- [What is asked] Return each line of the data below verbatim; pictures are to be left out.

- [Data section]
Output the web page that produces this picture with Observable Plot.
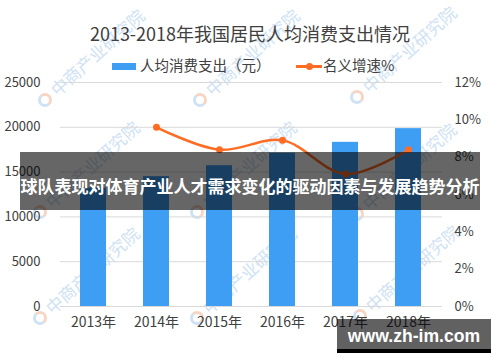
<!DOCTYPE html>
<html><head><meta charset="utf-8">
<script src="https://cdn.jsdelivr.net/npm/d3@7"></script>
<script src="https://cdn.jsdelivr.net/npm/@observablehq/plot@0.6"></script>
<style>
body{margin:0;background:#fff;}
#wrap{position:relative;width:500px;height:362px;overflow:hidden;font-family:"Noto Sans CJK SC",sans-serif;background:#fff;}
#chart{position:absolute;left:0;top:0;z-index:1;}
.wm{position:absolute;z-index:0;color:#cfe2f3;font-size:17px;white-space:nowrap;transform-origin:0 50%;transform:rotate(-42deg);line-height:20px;}
.logo{position:absolute;z-index:0;width:8px;height:8px;border-radius:50%;border:3px solid #cfe2f3;border-right-color:#f7d5c4;border-top-color:#f7d5c4;}
#title{position:absolute;left:0;top:21px;width:500px;text-align:center;font-size:18px;line-height:24px;color:#404040;z-index:2;}
.lg{position:absolute;z-index:2;font-size:14.5px;line-height:18px;color:#404040;white-space:nowrap;}
#banner{position:absolute;left:20px;top:152px;width:460px;height:58px;background:rgba(0,0,0,0.6);z-index:3;color:#fff;font-weight:700;font-size:17px;line-height:24px;text-align:center;white-space:nowrap;box-sizing:border-box;padding-top:22px;letter-spacing:0;}
#site{position:absolute;left:337px;top:319px;width:154px;height:30px;background:rgba(0,0,0,0.62);border-bottom:4px solid #000;z-index:4;color:#fff;font-family:"Liberation Sans",Arial,sans-serif;font-weight:700;font-size:17.6px;line-height:34px;text-align:center;}
</style></head><body>
<div id="wrap">
  <div id="title">2013-2018年我国居民人均消费支出情况</div>
  <div class="lg" style="left:112px;top:63px;width:24px;height:7px;background:#3E9EF3;"></div>
  <div class="lg" style="left:140px;top:56px;">人均消费支出（元）</div>
  <div class="lg" style="left:296px;top:65px;width:26px;height:2.5px;background:#FF6D24;"></div>
  <div class="lg" style="left:305.5px;top:62.5px;width:7px;height:7px;border-radius:50%;background:#FF6D24;"></div>
  <div class="lg" style="left:323px;top:56px;">名义增速%</div>
  <div id="banner">球队表现对体育产业人才需求变化的驱动因素与发展趋势分析</div>
  <div id="site">www.zh-im.com</div>
</div>
<script>
const years = ["2013年","2014年","2015年","2016年","2017年","2018年"];
const spending = [13220, 14491, 15712, 17111, 18322, 19853];
const growthYears = ["2014年","2015年","2016年","2017年","2018年"];
const growth = [9.6, 8.4, 8.9, 7.1, 8.4];
const leftTicks = [0, 5000, 10000, 15000, 20000, 25000];
const rightTicks = [0, 2, 4, 6, 8, 10, 12];

const wrap = document.getElementById("wrap");
// faint background watermarks
const wmSpots = [[45,100],[200,100],[357,97],[40,212],[197,212],[357,214],[40,318],[197,318],[360,316]];
for (const [x,y] of wmSpots) {
  const l = document.createElement("div");
  l.className = "logo"; l.style.left = (x-7)+"px"; l.style.top = (y-7)+"px";
  wrap.appendChild(l);
  const t = document.createElement("div");
  t.className = "wm"; t.textContent = "中商产业研究院";
  t.style.left = (x+8)+"px"; t.style.top = (y-18)+"px";
  wrap.appendChild(t);
}

const k = 25000 / 12;
const bars = years.map((y, i) => ({year: y, value: spending[i]}));
const pts = growthYears.map((y, i) => ({year: y, pct: growth[i]}));

const chart = Plot.plot({
  width: 500, height: 362,
  marginTop: 82, marginBottom: 56, marginLeft: 60, marginRight: 58,
  style: {background: "transparent", fontFamily: "Noto Sans CJK SC, sans-serif", fontSize: "13px", color: "#404040"},
  x: {domain: years, paddingInner: 0.58, paddingOuter: 0.29, label: null},
  y: {domain: [0, 25000], label: null},
  marks: [
    Plot.ruleY(leftTicks, {stroke: "#d9d9d9", strokeWidth: 1}),
    Plot.barY(bars, {x: "year", y: "value", fill: "#3E9EF3"}),
    Plot.line(pts, {x: "year", y: d => d.pct * k, stroke: "#FF6D24", strokeWidth: 2.5, curve: "catmull-rom"}),
    Plot.dot(pts, {x: "year", y: d => d.pct * k, fill: "#FF6D24", r: 3.5}),
    Plot.axisY(leftTicks, {anchor: "left", tickSize: 0, tickPadding: 20, label: null, tickFormat: d => String(d), fontSize: 13}),
    Plot.axisY(rightTicks.map(p => p * k), {anchor: "right", tickSize: 0, tickPadding: 12, label: null, tickFormat: d => Math.round(d / k) + "%", fontSize: 13}),
    Plot.axisX({tickSize: 0, tickPadding: 11, label: null, fontSize: 14})
  ]
});
chart.id = "chart";
wrap.appendChild(chart);
</script>
</body></html>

- [Answer below]
Output the web page that produces this picture with Observable Plot.
<!DOCTYPE html>
<html><head><meta charset="utf-8">
<script src="https://cdn.jsdelivr.net/npm/d3@7"></script>
<script src="https://cdn.jsdelivr.net/npm/@observablehq/plot@0.6"></script>
<style>
body{margin:0;background:#fff;}
#wrap{position:relative;width:500px;height:362px;overflow:hidden;font-family:"Noto Sans CJK SC",sans-serif;background:#fff;}
#chart{position:absolute;left:0;top:0;z-index:1;}
.wm{position:absolute;z-index:0;color:#cfe2f3;font-size:17px;white-space:nowrap;transform-origin:0 50%;transform:rotate(-42deg);line-height:20px;}
.logo{position:absolute;z-index:0;width:8px;height:8px;border-radius:50%;border:3px solid #cfe2f3;border-right-color:#f7d5c4;border-top-color:#f7d5c4;}
#title{position:absolute;left:0;top:21px;width:500px;text-align:center;font-size:18px;line-height:24px;color:#404040;z-index:2;}
.lg{position:absolute;z-index:2;font-size:14.5px;line-height:18px;color:#404040;white-space:nowrap;}
#banner{position:absolute;left:20px;top:152px;width:460px;height:58px;background:rgba(0,0,0,0.6);z-index:3;color:#fff;font-weight:700;font-size:17px;line-height:24px;text-align:center;white-space:nowrap;box-sizing:border-box;padding-top:22px;letter-spacing:0;}
#site{position:absolute;left:337px;top:319px;width:154px;height:30px;background:rgba(0,0,0,0.62);border-bottom:4px solid #000;z-index:4;color:#fff;font-family:"Liberation Sans",Arial,sans-serif;font-weight:700;font-size:17.6px;line-height:34px;text-align:center;}
</style></head><body>
<div id="wrap">
  <div id="title">2013-2018年我国居民人均消费支出情况</div>
  <div class="lg" style="left:112px;top:63px;width:24px;height:7px;background:#3E9EF3;"></div>
  <div class="lg" style="left:140px;top:56px;">人均消费支出（元）</div>
  <div class="lg" style="left:296px;top:65px;width:26px;height:2.5px;background:#FF6D24;"></div>
  <div class="lg" style="left:305.5px;top:62.5px;width:7px;height:7px;border-radius:50%;background:#FF6D24;"></div>
  <div class="lg" style="left:323px;top:56px;">名义增速%</div>
  <div id="banner">球队表现对体育产业人才需求变化的驱动因素与发展趋势分析</div>
  <div id="site">www.zh-im.com</div>
</div>
<script>
const years = ["2013年","2014年","2015年","2016年","2017年","2018年"];
const spending = [13220, 14491, 15712, 17111, 18322, 19853];
const growthYears = ["2014年","2015年","2016年","2017年","2018年"];
const growth = [9.6, 8.4, 8.9, 7.1, 8.4];
const leftTicks = [0, 5000, 10000, 15000, 20000, 25000];
const rightTicks = [0, 2, 4, 6, 8, 10, 12];

const wrap = document.getElementById("wrap");
// faint background watermarks
const wmSpots = [[45,100],[200,100],[357,97],[40,212],[197,212],[357,214],[40,318],[197,318],[360,316]];
for (const [x,y] of wmSpots) {
  const l = document.createElement("div");
  l.className = "logo"; l.style.left = (x-7)+"px"; l.style.top = (y-7)+"px";
  wrap.appendChild(l);
  const t = document.createElement("div");
  t.className = "wm"; t.textContent = "中商产业研究院";
  t.style.left = (x+8)+"px"; t.style.top = (y-18)+"px";
  wrap.appendChild(t);
}

const k = 25000 / 12;
const bars = years.map((y, i) => ({year: y, value: spending[i]}));
const pts = growthYears.map((y, i) => ({year: y, pct: growth[i]}));

const chart = Plot.plot({
  width: 500, height: 362,
  marginTop: 82, marginBottom: 56, marginLeft: 60, marginRight: 58,
  style: {background: "transparent", fontFamily: "Noto Sans CJK SC, sans-serif", fontSize: "13px", color: "#404040"},
  x: {domain: years, paddingInner: 0.58, paddingOuter: 0.29, label: null},
  y: {domain: [0, 25000], label: null},
  marks: [
    Plot.ruleY(leftTicks, {stroke: "#d9d9d9", strokeWidth: 1}),
    Plot.barY(bars, {x: "year", y: "value", fill: "#3E9EF3"}),
    Plot.line(pts, {x: "year", y: d => d.pct * k, stroke: "#FF6D24", strokeWidth: 2.5, curve: "catmull-rom"}),
    Plot.dot(pts, {x: "year", y: d => d.pct * k, fill: "#FF6D24", r: 3.5}),
    Plot.axisY(leftTicks, {anchor: "left", tickSize: 0, tickPadding: 20, label: null, tickFormat: d => String(d), fontSize: 13}),
    Plot.axisY(rightTicks.map(p => p * k), {anchor: "right", tickSize: 0, tickPadding: 12, label: null, tickFormat: d => Math.round(d / k) + "%", fontSize: 13}),
    Plot.axisX({tickSize: 0, tickPadding: 11, label: null, fontSize: 14})
  ]
});
chart.id = "chart";
wrap.appendChild(chart);
</script>
</body></html>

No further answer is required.